» To do
Reproduce, please, the span of lines beginning at the line with "Rebuild this chart as a Python script, using seaborn" and ending at the line with "import matplotlib.pyplot as plt", inclusive, minus any pictures.
Start of Records shown
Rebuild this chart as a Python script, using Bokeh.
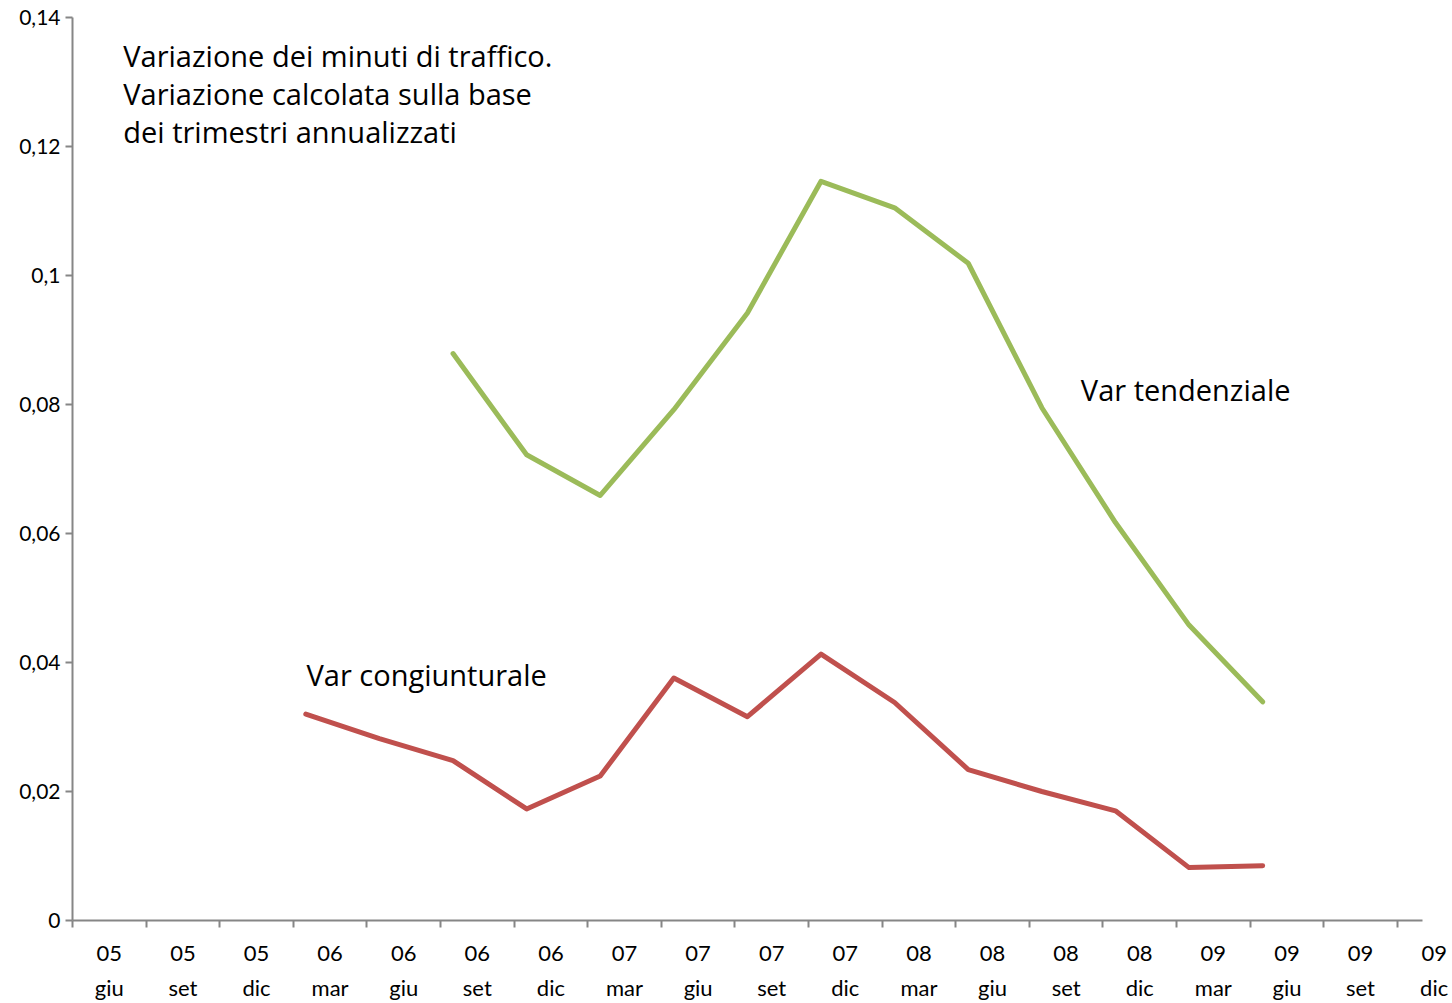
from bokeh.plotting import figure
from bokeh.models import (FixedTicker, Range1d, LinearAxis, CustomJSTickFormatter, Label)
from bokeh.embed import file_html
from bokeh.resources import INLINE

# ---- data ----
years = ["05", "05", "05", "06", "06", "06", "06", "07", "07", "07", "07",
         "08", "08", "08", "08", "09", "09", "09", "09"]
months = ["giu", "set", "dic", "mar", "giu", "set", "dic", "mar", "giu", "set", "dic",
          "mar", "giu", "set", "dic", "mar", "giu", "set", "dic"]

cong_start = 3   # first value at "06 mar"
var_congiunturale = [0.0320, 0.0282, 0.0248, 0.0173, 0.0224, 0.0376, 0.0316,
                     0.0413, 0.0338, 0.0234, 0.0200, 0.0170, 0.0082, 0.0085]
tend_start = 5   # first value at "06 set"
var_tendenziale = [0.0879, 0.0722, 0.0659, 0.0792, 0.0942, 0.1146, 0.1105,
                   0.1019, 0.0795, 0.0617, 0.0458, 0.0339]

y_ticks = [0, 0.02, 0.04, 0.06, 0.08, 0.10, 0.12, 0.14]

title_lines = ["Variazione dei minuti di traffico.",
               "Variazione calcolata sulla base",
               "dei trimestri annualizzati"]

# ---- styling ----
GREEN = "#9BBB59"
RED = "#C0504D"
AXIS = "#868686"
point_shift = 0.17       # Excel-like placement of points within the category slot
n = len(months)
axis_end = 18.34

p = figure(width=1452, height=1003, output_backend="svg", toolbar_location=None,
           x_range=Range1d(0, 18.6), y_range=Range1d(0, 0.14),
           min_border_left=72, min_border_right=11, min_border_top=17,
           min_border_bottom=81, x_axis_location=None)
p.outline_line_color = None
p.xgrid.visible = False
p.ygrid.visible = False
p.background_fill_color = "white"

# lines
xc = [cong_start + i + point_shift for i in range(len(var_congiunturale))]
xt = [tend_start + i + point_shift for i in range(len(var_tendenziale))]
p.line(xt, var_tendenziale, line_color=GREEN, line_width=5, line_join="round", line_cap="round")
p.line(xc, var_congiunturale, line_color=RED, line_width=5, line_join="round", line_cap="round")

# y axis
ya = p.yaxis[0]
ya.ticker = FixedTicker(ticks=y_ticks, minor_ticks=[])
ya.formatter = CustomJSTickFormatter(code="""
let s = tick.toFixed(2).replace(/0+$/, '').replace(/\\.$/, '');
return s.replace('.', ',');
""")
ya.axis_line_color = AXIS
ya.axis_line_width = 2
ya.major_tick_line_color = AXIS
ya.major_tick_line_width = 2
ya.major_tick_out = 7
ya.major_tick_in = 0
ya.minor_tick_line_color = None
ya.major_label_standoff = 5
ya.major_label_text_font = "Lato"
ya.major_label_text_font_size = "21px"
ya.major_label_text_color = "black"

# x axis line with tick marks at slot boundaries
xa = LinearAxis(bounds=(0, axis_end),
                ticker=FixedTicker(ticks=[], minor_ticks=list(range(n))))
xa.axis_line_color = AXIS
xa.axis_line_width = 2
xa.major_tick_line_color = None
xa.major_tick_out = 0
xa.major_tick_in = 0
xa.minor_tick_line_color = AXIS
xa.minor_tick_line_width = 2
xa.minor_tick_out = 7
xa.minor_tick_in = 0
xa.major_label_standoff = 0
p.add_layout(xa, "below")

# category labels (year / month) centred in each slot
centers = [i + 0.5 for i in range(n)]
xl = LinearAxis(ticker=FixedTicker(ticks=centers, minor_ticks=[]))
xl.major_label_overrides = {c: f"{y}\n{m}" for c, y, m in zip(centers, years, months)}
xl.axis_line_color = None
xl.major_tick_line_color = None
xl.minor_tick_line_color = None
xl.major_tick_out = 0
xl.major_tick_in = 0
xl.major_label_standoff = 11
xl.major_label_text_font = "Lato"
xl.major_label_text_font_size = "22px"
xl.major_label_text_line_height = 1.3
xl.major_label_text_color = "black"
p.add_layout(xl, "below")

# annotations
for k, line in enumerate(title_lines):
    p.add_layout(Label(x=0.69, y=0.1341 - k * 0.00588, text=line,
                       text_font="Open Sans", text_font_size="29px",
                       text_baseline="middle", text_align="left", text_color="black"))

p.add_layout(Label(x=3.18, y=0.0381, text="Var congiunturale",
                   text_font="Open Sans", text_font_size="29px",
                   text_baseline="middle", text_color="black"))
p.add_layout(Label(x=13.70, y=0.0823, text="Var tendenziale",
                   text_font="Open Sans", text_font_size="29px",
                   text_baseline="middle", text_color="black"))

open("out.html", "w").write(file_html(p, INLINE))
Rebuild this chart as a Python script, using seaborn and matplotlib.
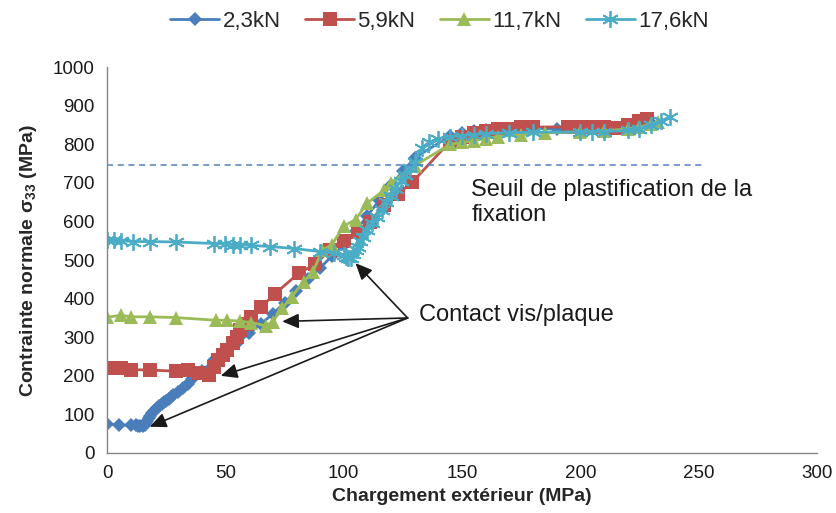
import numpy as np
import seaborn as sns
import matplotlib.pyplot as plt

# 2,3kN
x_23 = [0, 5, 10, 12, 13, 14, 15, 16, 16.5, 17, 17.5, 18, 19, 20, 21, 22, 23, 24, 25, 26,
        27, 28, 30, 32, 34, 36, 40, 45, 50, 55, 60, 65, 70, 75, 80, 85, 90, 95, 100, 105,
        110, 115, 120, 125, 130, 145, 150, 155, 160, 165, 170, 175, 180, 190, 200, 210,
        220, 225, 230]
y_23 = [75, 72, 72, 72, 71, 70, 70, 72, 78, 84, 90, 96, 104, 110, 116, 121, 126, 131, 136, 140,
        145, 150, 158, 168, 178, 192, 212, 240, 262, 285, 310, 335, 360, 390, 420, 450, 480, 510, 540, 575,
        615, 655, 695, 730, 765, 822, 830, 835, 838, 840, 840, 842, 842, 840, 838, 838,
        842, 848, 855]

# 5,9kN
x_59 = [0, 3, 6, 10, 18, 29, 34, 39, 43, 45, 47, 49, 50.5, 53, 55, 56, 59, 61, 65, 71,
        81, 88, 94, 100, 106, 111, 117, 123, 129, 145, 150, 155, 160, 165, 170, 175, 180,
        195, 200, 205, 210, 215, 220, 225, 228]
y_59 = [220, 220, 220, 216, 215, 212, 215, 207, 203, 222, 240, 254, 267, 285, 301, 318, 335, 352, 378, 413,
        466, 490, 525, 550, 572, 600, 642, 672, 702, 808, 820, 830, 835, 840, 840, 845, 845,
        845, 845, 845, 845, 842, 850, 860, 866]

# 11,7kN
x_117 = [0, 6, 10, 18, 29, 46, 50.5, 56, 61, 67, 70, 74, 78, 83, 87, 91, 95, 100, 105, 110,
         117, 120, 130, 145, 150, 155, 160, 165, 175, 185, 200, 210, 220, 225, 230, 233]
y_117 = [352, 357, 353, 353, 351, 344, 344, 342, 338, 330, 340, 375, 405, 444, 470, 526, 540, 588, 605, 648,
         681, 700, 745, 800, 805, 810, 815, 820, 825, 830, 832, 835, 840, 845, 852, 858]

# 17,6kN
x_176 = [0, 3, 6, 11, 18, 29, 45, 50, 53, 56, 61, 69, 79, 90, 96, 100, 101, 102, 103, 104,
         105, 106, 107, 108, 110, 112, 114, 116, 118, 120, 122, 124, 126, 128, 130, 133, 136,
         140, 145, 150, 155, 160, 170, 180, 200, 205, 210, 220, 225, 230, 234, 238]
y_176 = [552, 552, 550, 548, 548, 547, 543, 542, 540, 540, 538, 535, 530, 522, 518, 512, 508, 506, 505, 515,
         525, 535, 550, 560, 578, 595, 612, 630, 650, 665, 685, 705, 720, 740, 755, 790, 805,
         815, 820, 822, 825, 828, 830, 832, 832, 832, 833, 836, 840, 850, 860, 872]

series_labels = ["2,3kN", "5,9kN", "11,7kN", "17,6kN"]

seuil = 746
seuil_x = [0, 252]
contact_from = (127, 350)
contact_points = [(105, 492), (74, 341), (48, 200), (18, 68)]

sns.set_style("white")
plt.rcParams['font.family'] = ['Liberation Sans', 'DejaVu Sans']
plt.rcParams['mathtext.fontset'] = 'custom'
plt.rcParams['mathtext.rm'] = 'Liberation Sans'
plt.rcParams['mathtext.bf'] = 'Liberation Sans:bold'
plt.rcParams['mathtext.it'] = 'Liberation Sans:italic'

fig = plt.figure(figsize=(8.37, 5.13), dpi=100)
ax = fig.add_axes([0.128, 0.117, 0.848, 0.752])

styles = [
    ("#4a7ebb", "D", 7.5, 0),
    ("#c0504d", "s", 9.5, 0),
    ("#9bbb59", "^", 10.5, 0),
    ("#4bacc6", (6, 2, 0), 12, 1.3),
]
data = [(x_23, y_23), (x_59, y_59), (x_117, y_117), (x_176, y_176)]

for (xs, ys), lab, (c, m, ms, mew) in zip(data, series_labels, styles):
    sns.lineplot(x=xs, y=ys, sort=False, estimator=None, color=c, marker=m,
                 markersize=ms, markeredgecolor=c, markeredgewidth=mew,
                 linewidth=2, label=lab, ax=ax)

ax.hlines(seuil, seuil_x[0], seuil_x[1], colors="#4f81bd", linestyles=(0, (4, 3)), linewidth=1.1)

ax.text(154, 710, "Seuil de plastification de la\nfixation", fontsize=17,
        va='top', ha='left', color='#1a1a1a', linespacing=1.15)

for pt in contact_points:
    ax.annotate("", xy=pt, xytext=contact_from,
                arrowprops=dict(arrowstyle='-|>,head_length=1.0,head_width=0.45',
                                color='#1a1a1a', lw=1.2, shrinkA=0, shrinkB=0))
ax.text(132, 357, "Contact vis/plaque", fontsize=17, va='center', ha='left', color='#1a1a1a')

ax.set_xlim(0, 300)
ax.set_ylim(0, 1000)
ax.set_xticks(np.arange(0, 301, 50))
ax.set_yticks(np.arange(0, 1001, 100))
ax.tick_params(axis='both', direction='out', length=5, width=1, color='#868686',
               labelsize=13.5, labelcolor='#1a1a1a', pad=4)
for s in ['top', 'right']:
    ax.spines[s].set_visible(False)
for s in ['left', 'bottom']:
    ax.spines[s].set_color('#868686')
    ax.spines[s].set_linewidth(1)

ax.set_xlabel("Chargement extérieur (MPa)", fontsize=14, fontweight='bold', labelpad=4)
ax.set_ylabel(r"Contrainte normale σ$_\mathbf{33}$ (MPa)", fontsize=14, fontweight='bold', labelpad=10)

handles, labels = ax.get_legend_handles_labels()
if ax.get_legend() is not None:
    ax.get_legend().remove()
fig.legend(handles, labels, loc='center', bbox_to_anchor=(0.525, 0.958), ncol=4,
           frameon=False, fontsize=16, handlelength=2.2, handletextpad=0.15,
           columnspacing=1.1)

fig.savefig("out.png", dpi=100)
End of Records shown
» Output
Rebuild this chart as a Python script, using seaborn and matplotlib.
import numpy as np
import seaborn as sns
import matplotlib.pyplot as plt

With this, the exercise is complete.